In [1]:
import pandas as pd
import numpy as np
import torch

from torch import nn
from ISLP import load_data
from sklearn.preprocessing import StandardScaler
from torch.optim import RMSprop
from torch.utils.data import TensorDataset
from torchmetrics import R2Score
from torchinfo import summary
from pytorch_lightning import Trainer
from pytorch_lightning.loggers import CSVLogger
from pytorch_lightning import seed_everything
from ISLP.torch import (SimpleDataModule,
                        SimpleModule,
                        ErrorTracker,
                        rec_num_workers)

In [2]:
seed_everything(0, workers=True)
torch.use_deterministic_algorithms(True, warn_only=True)

Seed set to 0


In [3]:
NYSE = load_data('NYSE')
cols = ['DJ_return', 'log_volume', 'log_volatility']
X = pd.DataFrame(
    StandardScaler(with_mean=True, with_std=True).fit_transform(NYSE[cols]),
    columns=NYSE[cols].columns, index=NYSE.index)

In [4]:
for lag in range(1, 6):
    for col in cols:
        newcol = np.zeros(X.shape[0]) * np.nan
        newcol[lag:] = X[col].values[:-lag]
        X.insert(len(X.columns), "{0}_{1}".format(col, lag), newcol)
X.insert(len(X.columns), 'train', NYSE['train'])
X = X.dropna()

In [5]:
Y, train = X['log_volume'], X['train']
X = X.drop(columns=['train'] + cols)
X.columns

Index(['DJ_return_1', 'log_volume_1', 'log_volatility_1', 'DJ_return_2',
       'log_volume_2', 'log_volatility_2', 'DJ_return_3', 'log_volume_3',
       'log_volatility_3', 'DJ_return_4', 'log_volume_4', 'log_volatility_4',
       'DJ_return_5', 'log_volume_5', 'log_volatility_5'],
      dtype='object')

In [6]:
ordered_cols = []
for lag in range(5, 0, -1):
    for col in cols:
        ordered_cols.append('{0}_{1}'.format(col, lag))
X = X.reindex(columns=ordered_cols)
X.columns

Index(['DJ_return_5', 'log_volume_5', 'log_volatility_5', 'DJ_return_4',
       'log_volume_4', 'log_volatility_4', 'DJ_return_3', 'log_volume_3',
       'log_volatility_3', 'DJ_return_2', 'log_volume_2', 'log_volatility_2',
       'DJ_return_1', 'log_volume_1', 'log_volatility_1'],
      dtype='object')

In [7]:
X_rnn = X.to_numpy().reshape((-1, 5, 3))
X_rnn.shape

(6046, 5, 3)

In [8]:
class NYSEModel(nn.Module):
    def __init__(self):
        super(NYSEModel, self).__init__()
        self._forward = nn.Sequential(
            nn.Flatten(), nn.Linear(15, 32), nn.ReLU(), nn.Dropout(0.5),
            nn.Linear(32, 1))
    def forward(self, x):
        return torch.flatten(self._forward(x))
    
nyse_model = NYSEModel()

In [9]:
datasets = []
for mask in [train, ~train]:
    X_rnn_t = torch.tensor(X_rnn[mask].astype(np.float32))
    Y_t = torch.tensor(Y[mask].astype(np.float32))
    datasets.append(TensorDataset(X_rnn_t, Y_t))
nyse_train, nyse_test = datasets

In [10]:
summary(nyse_model, input_data=X_rnn_t,
        col_names=['input_size', 'output_size', 'num_params'])

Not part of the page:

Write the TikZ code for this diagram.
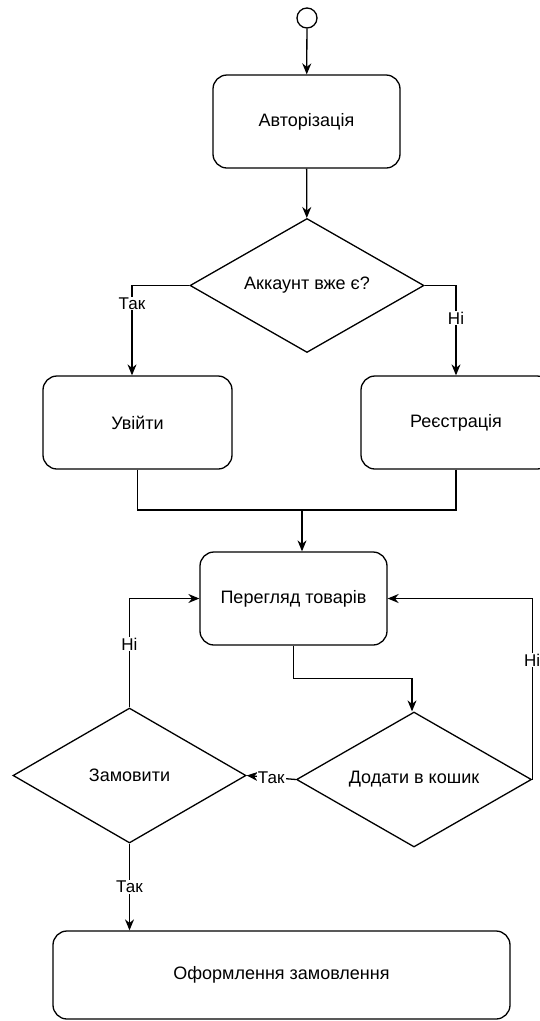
\documentclass[tikz,border=0pt]{standalone}
\usepackage{fontspec}
\setmainfont{Liberation Sans}
\usetikzlibrary{arrows.meta,positioning,shapes.geometric}

\begin{document}
\begin{tikzpicture}[
  x=1pt, y=-1pt,
  font=\fontsize{18}{21}\selectfont,
  line width=1.3pt,
  act/.style={draw, rounded corners=14pt, minimum width=187pt, minimum height=93pt, align=center},
  dec/.style={draw, diamond, aspect=1.75, minimum width=234pt, minimum height=134pt, inner sep=0pt},
  arr/.style={-{Stealth[length=11pt,width=9pt]}},
  lbl/.style={fill=white, inner sep=1pt, font=\fontsize{17}{20}\selectfont}
]
\useasboundingbox (0,0) rectangle (540,1021);

% Login part
\node[draw, circle, minimum size=20pt, inner sep=0pt] (start) at (307,18) {};
\node[act] (auth) at (306.5,121.5) {Авторізація};
\node[dec] (acc) at (307,285.5) {Аккаунт вже є?};
\node[act, minimum width=189pt] (login) at (137.5,422.5) {Увійти};
\node[act, minimum width=190pt] (reg) at (456,422.5) {Реєстрація};
\draw[arr] (start) -- (auth);
\draw[arr] (auth) -- (acc);
\draw[arr] (acc.west) -| node[lbl, pos=0.6] {Так} ([xshift=-5.5pt]login.north);
\draw[arr] (acc.east) -| node[lbl, pos=0.68] {Ні} (reg.north);

% Shop part
\node[act] (browse) at (293.5,598.5) {Перегляд товарів};
\node[dec, minimum width=235pt, minimum height=135pt] (cart) at (414,779.5) {Додати в кошик};
\node[dec, minimum width=233pt, minimum height=135pt] (order) at (129.5,775.5) {Замовити};
\node[act, minimum width=457pt, minimum height=88pt] (checkout) at (281.5,975) {Оформлення замовлення};
\coordinate (join) at (302,510);
\draw (login.south) |- (join);
\draw (reg.south) |- (join);
\draw[arr] (join) -- (join |- browse.north);
\draw[arr] (browse.south) -- ++(0,33) -| ([xshift=-2pt]cart.north);
\draw[arr] (cart.east) |- node[lbl, pos=0.33] {Ні} (browse.east);
\draw[arr] (cart.west) -- node[lbl] {Так} (order.east);
\draw[arr] (order.north) |- node[lbl, pos=0.29] {Ні} (browse.west);
\draw[arr] (order.south) -- node[lbl] {Так} (order.south |- checkout.north);
\end{tikzpicture}
\end{document}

Layer (type:depth-idx)                   Input Shape               Output Shape              Param #
NYSEModel                                [1770, 5, 3]              [1770]                    --
├─Sequential: 1-1                        [1770, 5, 3]              [1770, 1]                 --
│    └─Flatten: 2-1                      [1770, 5, 3]              [1770, 15]                --
│    └─Linear: 2-2                       [1770, 15]                [1770, 32]                512
│    └─ReLU: 2-3                         [1770, 32]                [1770, 32]                --
│    └─Dropout: 2-4                      [1770, 32]                [1770, 32]                --
│    └─Linear: 2-5                       [1770, 32]                [1770, 1]                 33
Total params: 545
Trainable params: 545
Non-trainable params: 0
Total mult-adds (M): 0.96
Input size (MB): 0.11
Forward/backward pass size (MB): 0.47
Params size (MB): 0.00
Estimated Total Size (MB): 0.58

In [11]:
nyse_dm = SimpleDataModule(nyse_train, nyse_test, num_workers=4,
                           validation=nyse_test, batch_size=64)

In [12]:
for idx, (x, y) in enumerate(nyse_dm.train_dataloader()):
    out = nyse_model(x)
    print(y.size(), out.size())
    if idx >= 2:
        break

torch.Size([64]) torch.Size([64])
torch.Size([64]) torch.Size([64])
torch.Size([64]) torch.Size([64])


In [13]:
nyse_optimizer = RMSprop(nyse_model.parameters(), lr=0.001)
nyse_module = SimpleModule.regression(nyse_model, optimizer=nyse_optimizer,
                                      metrics={'r2': R2Score()})

In [14]:
nyse_trainer = Trainer(deterministic=True, max_epochs=20,
                       callbacks=[ErrorTracker()])
nyse_trainer.fit(nyse_module, datamodule=nyse_dm)
nyse_trainer.test(nyse_module, datamodule=nyse_dm)

GPU available: False, used: False
TPU available: False, using: 0 TPU cores
IPU available: False, using: 0 IPUs
HPU available: False, using: 0 HPUs

  | Name  | Type      | Params
------------------------------------
0 | model | NYSEModel | 545   
1 | loss  | MSELoss   | 0     
------------------------------------
545       Trainable params
0         Non-trainable params
545       Total params
0.002     Total estimated model params size (MB)


Epoch 19: 100%|██████████| 67/67 [00:06<00:00,  9.70it/s, v_num=2]         

`Trainer.fit` stopped: `max_epochs=20` reached.


Epoch 19: 100%|██████████| 67/67 [00:06<00:00,  9.68it/s, v_num=2]
Testing DataLoader 0: 100%|██████████| 28/28 [00:00<00:00, 147.57it/s]
────────────────────────────────────────────────────────────────────────────────────────────────────────────────────────
       Test metric             DataLoader 0
────────────────────────────────────────────────────────────────────────────────────────────────────────────────────────
        test_loss           0.6067941188812256
         test_r2            0.42412275075912476
────────────────────────────────────────────────────────────────────────────────────────────────────────────────────────


[{'test_loss': 0.6067941188812256, 'test_r2': 0.42412275075912476}]